## AIM
Output the full listing below exactly as it reads, and skip anything that is a picture.

════════════════════

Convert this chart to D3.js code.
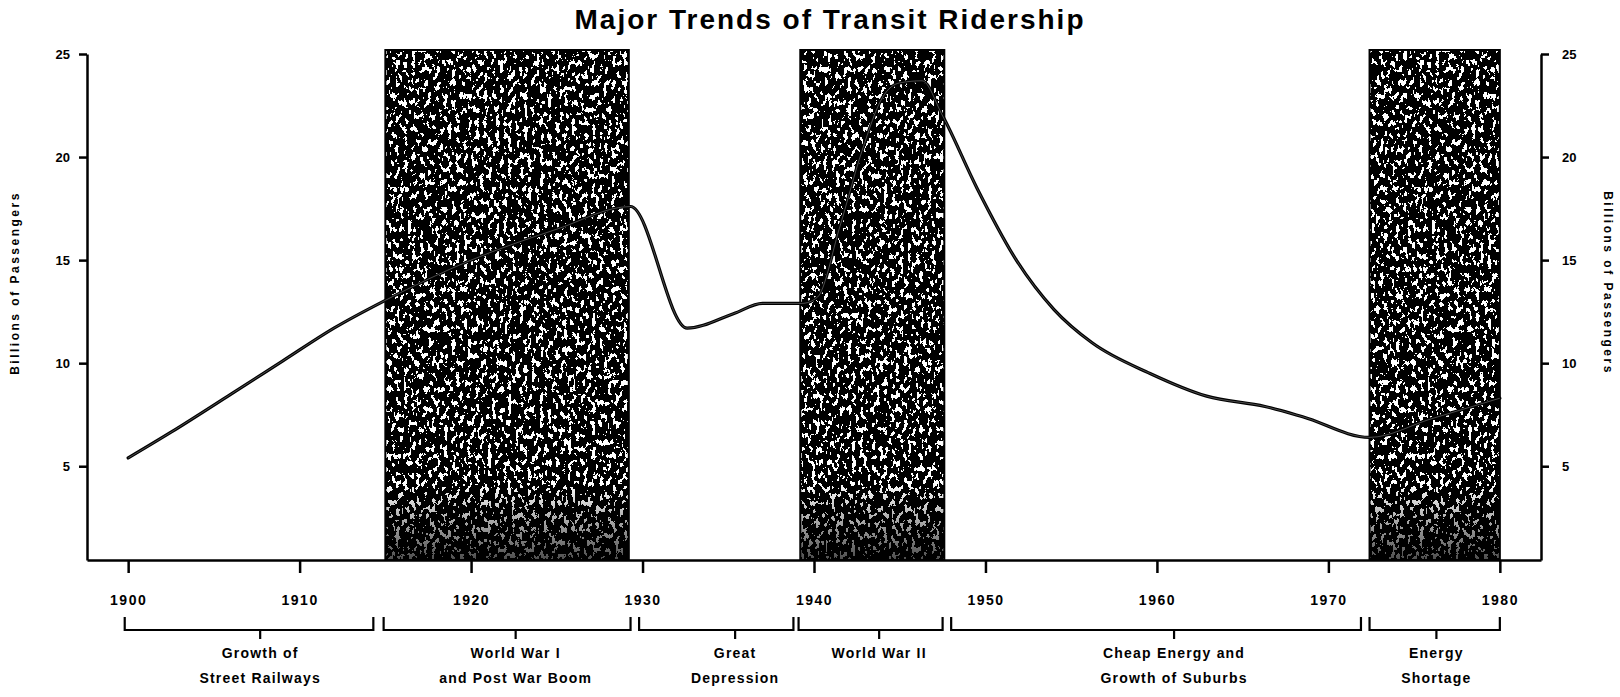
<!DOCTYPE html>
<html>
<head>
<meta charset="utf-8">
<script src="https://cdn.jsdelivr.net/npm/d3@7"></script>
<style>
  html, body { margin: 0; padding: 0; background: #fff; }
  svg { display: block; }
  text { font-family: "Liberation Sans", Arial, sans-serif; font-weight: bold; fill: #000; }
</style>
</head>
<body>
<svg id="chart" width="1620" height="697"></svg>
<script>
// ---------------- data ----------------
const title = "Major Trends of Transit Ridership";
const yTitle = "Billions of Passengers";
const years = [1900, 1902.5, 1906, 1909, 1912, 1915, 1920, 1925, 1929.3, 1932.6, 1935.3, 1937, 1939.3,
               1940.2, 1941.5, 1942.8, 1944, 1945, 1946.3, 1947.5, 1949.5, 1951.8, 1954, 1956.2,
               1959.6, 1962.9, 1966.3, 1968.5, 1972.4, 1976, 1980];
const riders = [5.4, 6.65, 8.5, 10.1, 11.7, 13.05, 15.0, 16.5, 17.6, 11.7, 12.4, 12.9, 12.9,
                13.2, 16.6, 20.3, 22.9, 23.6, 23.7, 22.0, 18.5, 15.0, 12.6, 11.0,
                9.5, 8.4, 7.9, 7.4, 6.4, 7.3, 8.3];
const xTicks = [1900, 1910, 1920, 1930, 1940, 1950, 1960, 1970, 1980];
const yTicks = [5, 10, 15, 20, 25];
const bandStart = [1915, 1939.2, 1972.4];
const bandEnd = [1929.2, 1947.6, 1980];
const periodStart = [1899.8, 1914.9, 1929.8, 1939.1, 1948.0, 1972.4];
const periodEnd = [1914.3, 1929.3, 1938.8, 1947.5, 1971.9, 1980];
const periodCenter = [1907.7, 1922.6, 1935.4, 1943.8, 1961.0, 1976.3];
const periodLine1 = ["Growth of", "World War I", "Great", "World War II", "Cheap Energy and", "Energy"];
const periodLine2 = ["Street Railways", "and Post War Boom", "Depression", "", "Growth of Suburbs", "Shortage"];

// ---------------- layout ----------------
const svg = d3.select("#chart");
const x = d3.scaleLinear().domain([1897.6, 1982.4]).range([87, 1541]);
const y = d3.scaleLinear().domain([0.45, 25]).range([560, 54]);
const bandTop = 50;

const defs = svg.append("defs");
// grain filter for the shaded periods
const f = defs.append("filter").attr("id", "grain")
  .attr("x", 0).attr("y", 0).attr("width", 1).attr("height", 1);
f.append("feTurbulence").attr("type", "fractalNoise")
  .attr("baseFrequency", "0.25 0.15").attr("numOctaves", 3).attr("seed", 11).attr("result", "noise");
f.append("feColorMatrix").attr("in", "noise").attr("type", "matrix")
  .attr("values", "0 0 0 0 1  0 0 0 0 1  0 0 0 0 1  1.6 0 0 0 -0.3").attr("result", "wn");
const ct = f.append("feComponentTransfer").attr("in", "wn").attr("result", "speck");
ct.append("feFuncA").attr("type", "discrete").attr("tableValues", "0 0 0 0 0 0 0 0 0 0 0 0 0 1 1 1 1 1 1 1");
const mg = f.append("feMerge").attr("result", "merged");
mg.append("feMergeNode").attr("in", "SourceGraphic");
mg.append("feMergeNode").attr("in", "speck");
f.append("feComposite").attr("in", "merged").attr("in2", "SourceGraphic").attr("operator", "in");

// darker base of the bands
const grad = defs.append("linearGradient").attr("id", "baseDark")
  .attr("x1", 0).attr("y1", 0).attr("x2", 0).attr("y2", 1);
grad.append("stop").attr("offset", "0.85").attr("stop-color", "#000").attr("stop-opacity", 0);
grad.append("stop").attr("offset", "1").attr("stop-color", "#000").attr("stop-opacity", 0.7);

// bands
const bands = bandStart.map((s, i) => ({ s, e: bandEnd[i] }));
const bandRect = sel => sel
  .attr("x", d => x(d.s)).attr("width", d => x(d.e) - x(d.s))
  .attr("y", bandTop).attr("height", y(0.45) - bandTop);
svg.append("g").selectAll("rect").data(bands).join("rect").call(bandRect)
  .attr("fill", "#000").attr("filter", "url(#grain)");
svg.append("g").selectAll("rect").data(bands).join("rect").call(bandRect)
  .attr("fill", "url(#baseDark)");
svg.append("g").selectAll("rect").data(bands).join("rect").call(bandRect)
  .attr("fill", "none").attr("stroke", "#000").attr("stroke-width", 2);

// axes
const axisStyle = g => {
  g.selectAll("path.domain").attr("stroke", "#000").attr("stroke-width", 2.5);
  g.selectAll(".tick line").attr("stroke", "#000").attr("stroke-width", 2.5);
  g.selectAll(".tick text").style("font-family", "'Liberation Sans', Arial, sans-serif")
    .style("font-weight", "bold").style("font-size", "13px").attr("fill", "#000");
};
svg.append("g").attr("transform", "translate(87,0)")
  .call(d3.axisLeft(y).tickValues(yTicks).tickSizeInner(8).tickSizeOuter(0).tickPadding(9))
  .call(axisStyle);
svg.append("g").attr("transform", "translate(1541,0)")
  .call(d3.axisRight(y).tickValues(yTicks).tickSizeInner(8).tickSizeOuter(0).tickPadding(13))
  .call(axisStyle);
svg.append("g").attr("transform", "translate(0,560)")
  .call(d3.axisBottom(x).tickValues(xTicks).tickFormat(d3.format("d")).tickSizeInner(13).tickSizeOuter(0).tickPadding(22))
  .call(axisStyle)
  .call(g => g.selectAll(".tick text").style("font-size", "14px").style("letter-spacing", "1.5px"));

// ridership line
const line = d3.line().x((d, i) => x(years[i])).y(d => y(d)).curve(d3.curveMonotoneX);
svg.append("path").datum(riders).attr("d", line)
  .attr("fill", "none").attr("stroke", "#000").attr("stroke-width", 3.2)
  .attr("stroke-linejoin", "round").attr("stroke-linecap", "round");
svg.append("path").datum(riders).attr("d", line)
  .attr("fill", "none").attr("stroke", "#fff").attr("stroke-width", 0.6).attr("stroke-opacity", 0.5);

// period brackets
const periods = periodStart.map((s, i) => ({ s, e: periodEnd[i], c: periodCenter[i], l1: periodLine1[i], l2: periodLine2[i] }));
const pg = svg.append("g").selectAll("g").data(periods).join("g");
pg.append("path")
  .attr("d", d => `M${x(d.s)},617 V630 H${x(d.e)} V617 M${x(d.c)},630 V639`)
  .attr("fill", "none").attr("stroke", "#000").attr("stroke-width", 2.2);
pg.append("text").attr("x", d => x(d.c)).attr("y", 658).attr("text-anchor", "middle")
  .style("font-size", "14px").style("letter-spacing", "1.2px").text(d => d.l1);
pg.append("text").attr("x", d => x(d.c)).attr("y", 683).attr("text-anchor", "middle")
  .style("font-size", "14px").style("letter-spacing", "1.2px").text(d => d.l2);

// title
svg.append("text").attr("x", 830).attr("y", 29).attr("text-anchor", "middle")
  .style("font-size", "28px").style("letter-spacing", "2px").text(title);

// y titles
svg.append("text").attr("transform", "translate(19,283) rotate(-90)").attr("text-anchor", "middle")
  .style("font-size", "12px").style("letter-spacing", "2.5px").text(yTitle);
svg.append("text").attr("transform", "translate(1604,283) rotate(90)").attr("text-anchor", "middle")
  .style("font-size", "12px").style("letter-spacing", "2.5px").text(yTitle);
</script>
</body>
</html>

════════════════════

## EXERCISE RESULT
Convert this chart to D3.js code.
<!DOCTYPE html>
<html>
<head>
<meta charset="utf-8">
<script src="https://cdn.jsdelivr.net/npm/d3@7"></script>
<style>
  html, body { margin: 0; padding: 0; background: #fff; }
  svg { display: block; }
  text { font-family: "Liberation Sans", Arial, sans-serif; font-weight: bold; fill: #000; }
</style>
</head>
<body>
<svg id="chart" width="1620" height="697"></svg>
<script>
// ---------------- data ----------------
const title = "Major Trends of Transit Ridership";
const yTitle = "Billions of Passengers";
const years = [1900, 1902.5, 1906, 1909, 1912, 1915, 1920, 1925, 1929.3, 1932.6, 1935.3, 1937, 1939.3,
               1940.2, 1941.5, 1942.8, 1944, 1945, 1946.3, 1947.5, 1949.5, 1951.8, 1954, 1956.2,
               1959.6, 1962.9, 1966.3, 1968.5, 1972.4, 1976, 1980];
const riders = [5.4, 6.65, 8.5, 10.1, 11.7, 13.05, 15.0, 16.5, 17.6, 11.7, 12.4, 12.9, 12.9,
                13.2, 16.6, 20.3, 22.9, 23.6, 23.7, 22.0, 18.5, 15.0, 12.6, 11.0,
                9.5, 8.4, 7.9, 7.4, 6.4, 7.3, 8.3];
const xTicks = [1900, 1910, 1920, 1930, 1940, 1950, 1960, 1970, 1980];
const yTicks = [5, 10, 15, 20, 25];
const bandStart = [1915, 1939.2, 1972.4];
const bandEnd = [1929.2, 1947.6, 1980];
const periodStart = [1899.8, 1914.9, 1929.8, 1939.1, 1948.0, 1972.4];
const periodEnd = [1914.3, 1929.3, 1938.8, 1947.5, 1971.9, 1980];
const periodCenter = [1907.7, 1922.6, 1935.4, 1943.8, 1961.0, 1976.3];
const periodLine1 = ["Growth of", "World War I", "Great", "World War II", "Cheap Energy and", "Energy"];
const periodLine2 = ["Street Railways", "and Post War Boom", "Depression", "", "Growth of Suburbs", "Shortage"];

// ---------------- layout ----------------
const svg = d3.select("#chart");
const x = d3.scaleLinear().domain([1897.6, 1982.4]).range([87, 1541]);
const y = d3.scaleLinear().domain([0.45, 25]).range([560, 54]);
const bandTop = 50;

const defs = svg.append("defs");
// grain filter for the shaded periods
const f = defs.append("filter").attr("id", "grain")
  .attr("x", 0).attr("y", 0).attr("width", 1).attr("height", 1);
f.append("feTurbulence").attr("type", "fractalNoise")
  .attr("baseFrequency", "0.25 0.15").attr("numOctaves", 3).attr("seed", 11).attr("result", "noise");
f.append("feColorMatrix").attr("in", "noise").attr("type", "matrix")
  .attr("values", "0 0 0 0 1  0 0 0 0 1  0 0 0 0 1  1.6 0 0 0 -0.3").attr("result", "wn");
const ct = f.append("feComponentTransfer").attr("in", "wn").attr("result", "speck");
ct.append("feFuncA").attr("type", "discrete").attr("tableValues", "0 0 0 0 0 0 0 0 0 0 0 0 0 1 1 1 1 1 1 1");
const mg = f.append("feMerge").attr("result", "merged");
mg.append("feMergeNode").attr("in", "SourceGraphic");
mg.append("feMergeNode").attr("in", "speck");
f.append("feComposite").attr("in", "merged").attr("in2", "SourceGraphic").attr("operator", "in");

// darker base of the bands
const grad = defs.append("linearGradient").attr("id", "baseDark")
  .attr("x1", 0).attr("y1", 0).attr("x2", 0).attr("y2", 1);
grad.append("stop").attr("offset", "0.85").attr("stop-color", "#000").attr("stop-opacity", 0);
grad.append("stop").attr("offset", "1").attr("stop-color", "#000").attr("stop-opacity", 0.7);

// bands
const bands = bandStart.map((s, i) => ({ s, e: bandEnd[i] }));
const bandRect = sel => sel
  .attr("x", d => x(d.s)).attr("width", d => x(d.e) - x(d.s))
  .attr("y", bandTop).attr("height", y(0.45) - bandTop);
svg.append("g").selectAll("rect").data(bands).join("rect").call(bandRect)
  .attr("fill", "#000").attr("filter", "url(#grain)");
svg.append("g").selectAll("rect").data(bands).join("rect").call(bandRect)
  .attr("fill", "url(#baseDark)");
svg.append("g").selectAll("rect").data(bands).join("rect").call(bandRect)
  .attr("fill", "none").attr("stroke", "#000").attr("stroke-width", 2);

// axes
const axisStyle = g => {
  g.selectAll("path.domain").attr("stroke", "#000").attr("stroke-width", 2.5);
  g.selectAll(".tick line").attr("stroke", "#000").attr("stroke-width", 2.5);
  g.selectAll(".tick text").style("font-family", "'Liberation Sans', Arial, sans-serif")
    .style("font-weight", "bold").style("font-size", "13px").attr("fill", "#000");
};
svg.append("g").attr("transform", "translate(87,0)")
  .call(d3.axisLeft(y).tickValues(yTicks).tickSizeInner(8).tickSizeOuter(0).tickPadding(9))
  .call(axisStyle);
svg.append("g").attr("transform", "translate(1541,0)")
  .call(d3.axisRight(y).tickValues(yTicks).tickSizeInner(8).tickSizeOuter(0).tickPadding(13))
  .call(axisStyle);
svg.append("g").attr("transform", "translate(0,560)")
  .call(d3.axisBottom(x).tickValues(xTicks).tickFormat(d3.format("d")).tickSizeInner(13).tickSizeOuter(0).tickPadding(22))
  .call(axisStyle)
  .call(g => g.selectAll(".tick text").style("font-size", "14px").style("letter-spacing", "1.5px"));

// ridership line
const line = d3.line().x((d, i) => x(years[i])).y(d => y(d)).curve(d3.curveMonotoneX);
svg.append("path").datum(riders).attr("d", line)
  .attr("fill", "none").attr("stroke", "#000").attr("stroke-width", 3.2)
  .attr("stroke-linejoin", "round").attr("stroke-linecap", "round");
svg.append("path").datum(riders).attr("d", line)
  .attr("fill", "none").attr("stroke", "#fff").attr("stroke-width", 0.6).attr("stroke-opacity", 0.5);

// period brackets
const periods = periodStart.map((s, i) => ({ s, e: periodEnd[i], c: periodCenter[i], l1: periodLine1[i], l2: periodLine2[i] }));
const pg = svg.append("g").selectAll("g").data(periods).join("g");
pg.append("path")
  .attr("d", d => `M${x(d.s)},617 V630 H${x(d.e)} V617 M${x(d.c)},630 V639`)
  .attr("fill", "none").attr("stroke", "#000").attr("stroke-width", 2.2);
pg.append("text").attr("x", d => x(d.c)).attr("y", 658).attr("text-anchor", "middle")
  .style("font-size", "14px").style("letter-spacing", "1.2px").text(d => d.l1);
pg.append("text").attr("x", d => x(d.c)).attr("y", 683).attr("text-anchor", "middle")
  .style("font-size", "14px").style("letter-spacing", "1.2px").text(d => d.l2);

// title
svg.append("text").attr("x", 830).attr("y", 29).attr("text-anchor", "middle")
  .style("font-size", "28px").style("letter-spacing", "2px").text(title);

// y titles
svg.append("text").attr("transform", "translate(19,283) rotate(-90)").attr("text-anchor", "middle")
  .style("font-size", "12px").style("letter-spacing", "2.5px").text(yTitle);
svg.append("text").attr("transform", "translate(1604,283) rotate(90)").attr("text-anchor", "middle")
  .style("font-size", "12px").style("letter-spacing", "2.5px").text(yTitle);
</script>
</body>
</html>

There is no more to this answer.